People in Comoros are constitutionally protected in the enjoyment of their fundamental freedoms, which are also safeguarded in the International Covenant on Civil and Political Rights, to which Comoros is a state party. In spite of these protections and the important role that civil society organisations (CSOs) play in Comoros, the state imposes restrictions on their full enjoyment of basic civic freedoms. In a country that has experienced more than twenty coups or attempted coups since independence, tensions can increase during elections, resulting in a closure of civic space and increased state attention to public demonstrations during election time. The media provides a range of views, but the state sometimes interferes with free media when journalists report state corruption or wrongdoing.

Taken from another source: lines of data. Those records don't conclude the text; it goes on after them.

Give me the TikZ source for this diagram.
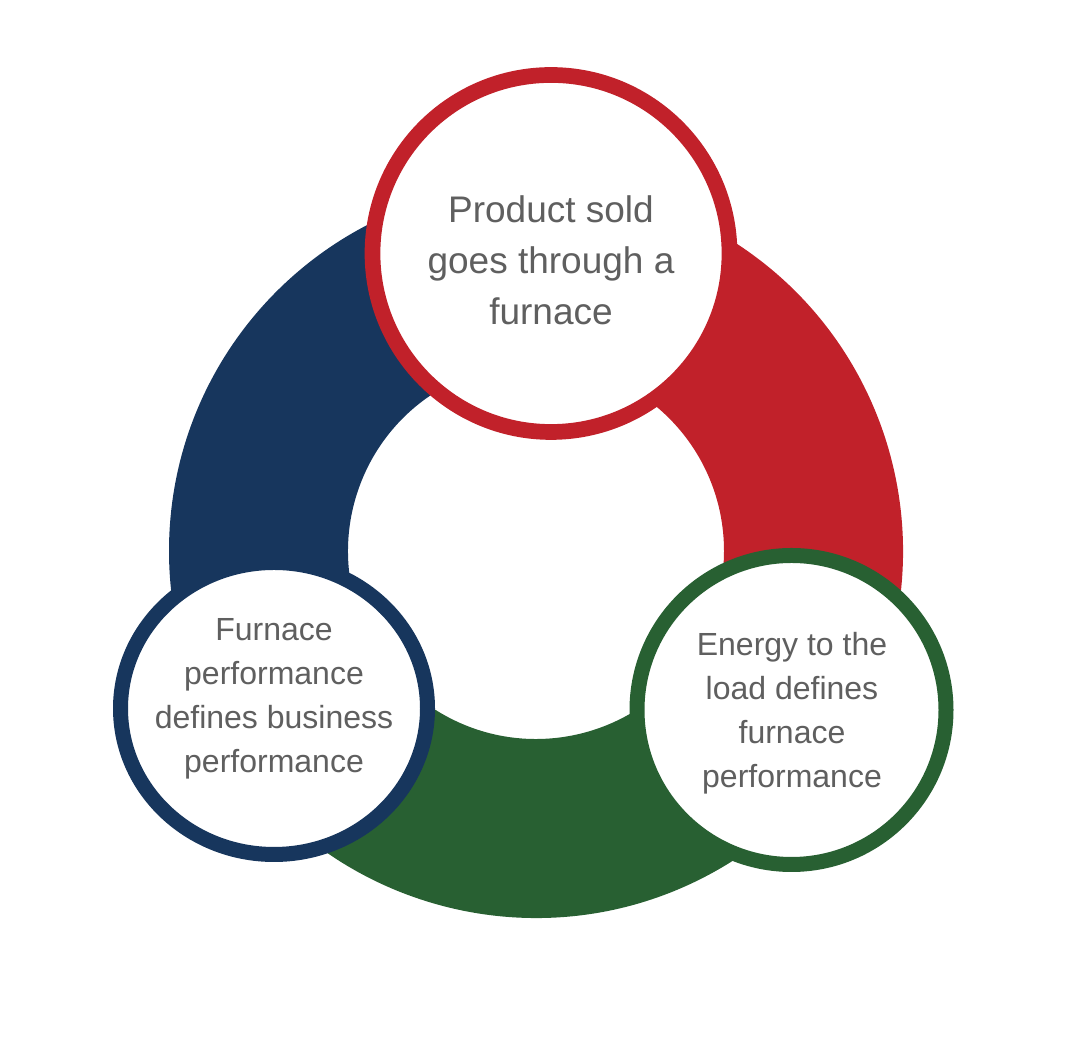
\documentclass[tikz,border=0pt]{standalone}
\usepackage{fontspec}
\setmainfont{Liberation Sans}
\usetikzlibrary{shapes.geometric}
\definecolor{ringred}{RGB}{193,33,42}
\definecolor{ringblue}{RGB}{23,54,93}
\definecolor{ringgreen}{RGB}{40,96,50}
\definecolor{textgray}{RGB}{95,95,95}
\begin{document}
\begin{tikzpicture}[x=1pt,y=1pt,
  bubble/.style={draw, line width=15pt, fill=white, inner sep=0pt},
  bubbletext/.style={align=center, text=textgray, inner sep=0pt}]
\useasboundingbox (0,0) rectangle (1077,1064);
\coordinate (c) at (536,513);
\begin{scope}[shift={(c)}]
\fill[ringred] (-30:367) arc[start angle=-30,end angle=90,radius=367] -- (90:188) arc[start angle=90,end angle=-30,radius=188] -- cycle;
\fill[ringblue] (90:367) arc[start angle=90,end angle=210,radius=367] -- (210:188) arc[start angle=210,end angle=90,radius=188] -- cycle;
\fill[ringgreen] (210:367) arc[start angle=210,end angle=330,radius=367] -- (330:188) arc[start angle=330,end angle=210,radius=188] -- cycle;
\end{scope}
\node[bubble, circle, draw=ringred, line width=15.7pt, minimum size=357] (top) at (551,810.5) {};
\node[bubble, ellipse, draw=ringblue, minimum width=307, minimum height=292] (left) at (274,355.5) {};
\node[bubble, circle, draw=ringgreen, minimum size=309] (right) at (791.5,354) {};
\node[bubbletext, font=\fontsize{37}{51}\selectfont] (toptext) at (551,803.5) {Product sold\\goes through a\\furnace};
\node[bubbletext, font=\fontsize{32}{44}\selectfont] (lefttext) at (274,365) {Furnace\\performance\\defines business\\performance};
\node[bubbletext, font=\fontsize{32}{44}\selectfont] (righttext) at (792,351) {Energy to the\\load defines\\furnace\\performance};
\end{tikzpicture}
\end{document}
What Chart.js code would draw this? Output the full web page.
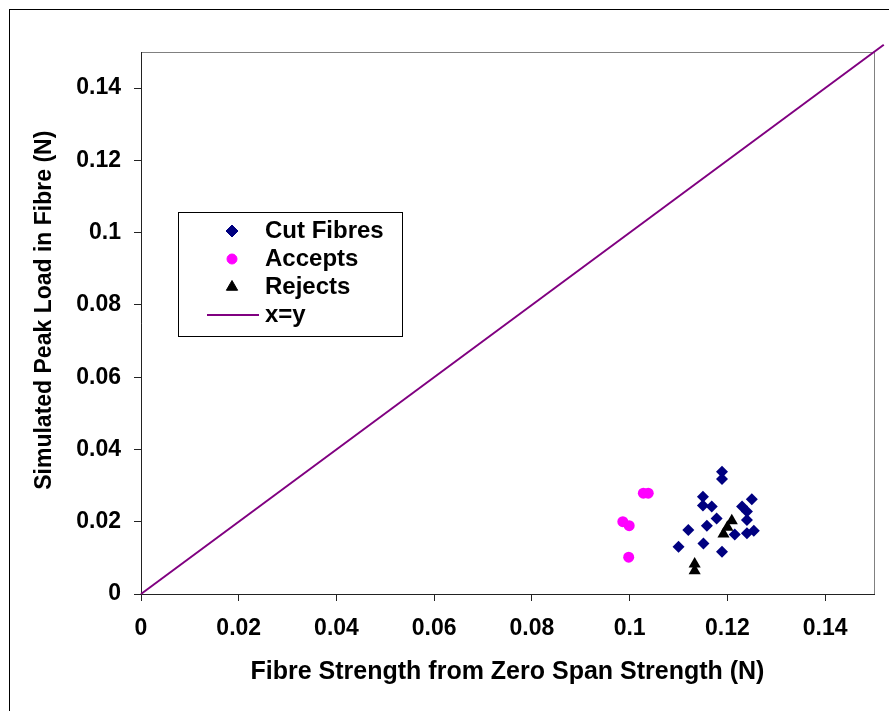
<!DOCTYPE html>
<html>
<head>
<meta charset="utf-8">
<script src="https://cdn.jsdelivr.net/npm/chart.js@4.4.0/dist/chart.umd.min.js"></script>
<style>
html, body { margin: 0; padding: 0; background: #fff; }
#wrap { position: relative; width: 889px; height: 711px; overflow: hidden; }
#frame { position: absolute; left: 9px; top: 9px; width: 900px; height: 720px; border-left: 1px solid #000; border-top: 1px solid #000; pointer-events: none; }
canvas { position: absolute; left: 0; top: 0; }
</style>
</head>
<body>
<div id="wrap">
    <canvas id="peakLoadChart" width="889" height="711"></canvas>
    <div id="frame"></div>
</div>
<script>
// Valeurs
var cutX = [0.1189, 0.1189, 0.1150, 0.1150, 0.1168, 0.1178, 0.1158, 0.1120, 0.1151, 0.1100, 0.1189, 0.1215, 0.1250, 0.1230, 0.1240, 0.1240, 0.1240, 0.1254];
var cutY = [0.0338, 0.0318, 0.0269, 0.0245, 0.0242, 0.0209, 0.0189, 0.0177, 0.0140, 0.0131, 0.0117, 0.0165, 0.0262, 0.0242, 0.0228, 0.0205, 0.0168, 0.0175];
var acceptX = [0.1028, 0.1038, 0.0986, 0.0999, 0.0998];
var acceptY = [0.0279, 0.0279, 0.0200, 0.0189, 0.0102];
var rejectX = [0.1209, 0.1200, 0.1192, 0.1133, 0.1133];
var rejectY = [0.0203, 0.0185, 0.0166, 0.0083, 0.0064];
var lineX = [0, 0.152];
var lineY = [0, 0.152];

var xTicks = [0, 0.02, 0.04, 0.06, 0.08, 0.1, 0.12, 0.14];
var xTickLabels = ['0', '0.02', '0.04', '0.06', '0.08', '0.1', '0.12', '0.14'];
var yTicks = [0, 0.02, 0.04, 0.06, 0.08, 0.1, 0.12, 0.14];
var yTickLabels = ['0', '0.02', '0.04', '0.06', '0.08', '0.1', '0.12', '0.14'];

var seriesNames = ['Cut Fibres', 'Accepts', 'Rejects', 'x=y'];
var seriesColors = ['#000080', '#ff00ff', '#000000', '#800080'];

var FONT = '"Liberation Sans", Arial, Helvetica, sans-serif';

function toPoints(xs, ys) {
    return xs.map(function(x, i) { return { x: x, y: ys[i] }; });
}

// Petits symboles pour la légende
function makeMarker(style, color, radius, w, h) {
    var c = document.createElement('canvas');
    c.width = w;
    c.height = h;
    var g = c.getContext('2d');
    g.fillStyle = color;
    g.strokeStyle = color;
    if (style === 'line') {
        g.fillRect(0, Math.floor(h / 2) - 1, w, 2);
    } else {
        Chart.helpers.drawPoint(g, { pointStyle: style, radius: radius, rotation: 0, borderWidth: 1 }, w / 2, h / 2);
    }
    return c;
}

var legendMarkers = [
    makeMarker('rectRot', seriesColors[0], 6, 16, 16),
    makeMarker('circle', seriesColors[1], 5, 14, 14),
    makeMarker('triangle', seriesColors[2], 6.5, 16, 16),
    makeMarker('line', seriesColors[3], 0, 54, 4)
];

var framePlugin = {
    id: 'framePlugin',
    afterLayout: function(chart) {
        // Légende placée dans la zone du graphique
        var lg = chart.legend;
        lg.left = 207;
        lg.top = 215;
        lg.width = 190;
        lg.height = 130;
        lg.right = lg.left + lg.width;
        lg.bottom = lg.top + lg.height;
    },
    beforeDraw: function(chart) {
        var ctx = chart.ctx;
        var a = chart.chartArea;
        ctx.save();
        ctx.strokeStyle = '#808080';
        ctx.lineWidth = 1;
        ctx.strokeRect(a.left + 0.5, a.top + 0.5, a.right - a.left, a.bottom - a.top);
        ctx.strokeStyle = '#000';
        ctx.strokeRect(178.5, 212.5, 224, 124);
        ctx.restore();
    }
};

var ctx = document.getElementById('peakLoadChart').getContext('2d');
var chartInstance = new Chart(ctx, {
    type: 'scatter',
    data: {
        datasets: [{
            label: seriesNames[0],
            data: toPoints(cutX, cutY),
            pointStyle: 'rectRot',
            pointRadius: 6,
            backgroundColor: seriesColors[0],
            borderColor: seriesColors[0],
            borderWidth: 0,
            order: 1
        }, {
            label: seriesNames[1],
            data: toPoints(acceptX, acceptY),
            pointStyle: 'circle',
            pointRadius: 5.5,
            backgroundColor: seriesColors[1],
            borderColor: seriesColors[1],
            borderWidth: 0,
            order: 2
        }, {
            label: seriesNames[2],
            data: toPoints(rejectX, rejectY),
            pointStyle: 'triangle',
            pointRadius: 7,
            backgroundColor: seriesColors[2],
            borderColor: seriesColors[2],
            borderWidth: 0,
            order: 0
        }, {
            label: seriesNames[3],
            data: toPoints(lineX, lineY),
            showLine: true,
            pointRadius: 0,
            borderColor: seriesColors[3],
            borderWidth: 2,
            clip: false,
            order: 3
        }]
    },
    options: {
        responsive: false,
        animation: false,
        events: [],
        layout: { padding: { left: 0, top: 52, right: 15, bottom: 0 } },
        plugins: {
            tooltip: { enabled: false },
            legend: {
                position: 'chartArea',
                align: 'start',
                labels: {
                    usePointStyle: true,
                    pointStyleWidth: 42,
                    boxHeight: 24,
                    padding: 4,
                    color: '#000',
                    font: { family: FONT, size: 24, weight: 'bold' },
                    generateLabels: function(chart) {
                        return seriesNames.map(function(name, i) {
                            return {
                                text: name,
                                pointStyle: legendMarkers[i],
                                fillStyle: seriesColors[i],
                                strokeStyle: seriesColors[i],
                                fontColor: '#000',
                                lineWidth: 0,
                                hidden: false,
                                datasetIndex: i
                            };
                        });
                    }
                }
            }
        },
        scales: {
            x: {
                type: 'linear',
                min: 0,
                max: 0.15,
                afterFit: function(scale) { scale.height = 117; },
                afterBuildTicks: function(scale) {
                    scale.ticks = xTicks.map(function(v) { return { value: v }; });
                },
                ticks: {
                    autoSkip: false,
                    maxRotation: 0,
                    padding: 14,
                    color: '#000',
                    font: { family: FONT, size: 23, weight: 'bold' },
                    callback: function(value, index) { return xTickLabels[index]; }
                },
                grid: { drawOnChartArea: false, tickLength: 7, color: '#222' },
                border: { color: '#222', width: 1 },
                title: {
                    display: true,
                    text: 'Fibre Strength from Zero Span Strength (N)',
                    color: '#000',
                    font: { family: FONT, size: 25, weight: 'bold' },
                    padding: { top: 0, bottom: 24 }
                }
            },
            y: {
                type: 'linear',
                min: 0,
                max: 0.15,
                afterFit: function(scale) { scale.width = 141; },
                afterBuildTicks: function(scale) {
                    scale.ticks = yTicks.map(function(v) { return { value: v }; });
                },
                ticks: {
                    autoSkip: false,
                    padding: 13,
                    color: '#000',
                    font: { family: FONT, size: 23, weight: 'bold' },
                    callback: function(value, index) { return yTickLabels[index]; }
                },
                grid: { drawOnChartArea: false, tickLength: 7, color: '#222' },
                border: { color: '#222', width: 1 },
                title: {
                    display: true,
                    text: '\u00a0\u00a0\u00a0\u00a0Simulated Peak Load in Fibre (N)',
                    color: '#000',
                    font: { family: FONT, size: 23, weight: 'bold' },
                    padding: { top: 31, bottom: 0 }
                }
            }
        }
    },
    plugins: [framePlugin]
});
</script>
</body>
</html>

In July 2018 a referendum took placed that reformed the constitution, allowing President Azali Assoumani to seek another term. However, critics and election observers questioned the election, which was boycotted by the opposition and took place amid a crackdown on dissent and a general strike. According to reports, a few months before the election, the president banned demonstrations. In addition, opposition figures who opposed the referendum were persecuted. For example, former president Ahmed Abdallah Mohamed Sambi was detained in August 2018 for alleged corruption.
In March 2019 presidential elections took place. The electoral body declared President Azali Assoumani as the winner with 60.77 percent of the votes. Opposition candidates stated that the election was “marred by irregularities including barring of independent monitors and marking of ballot papers before voting began”.
In 2019, Reporters Without Borders stated that an “unprecedented series of press freedom violations [have taken place] in recent weeks in Comoros”, including the detention of journalists, threats to journalists and censorship.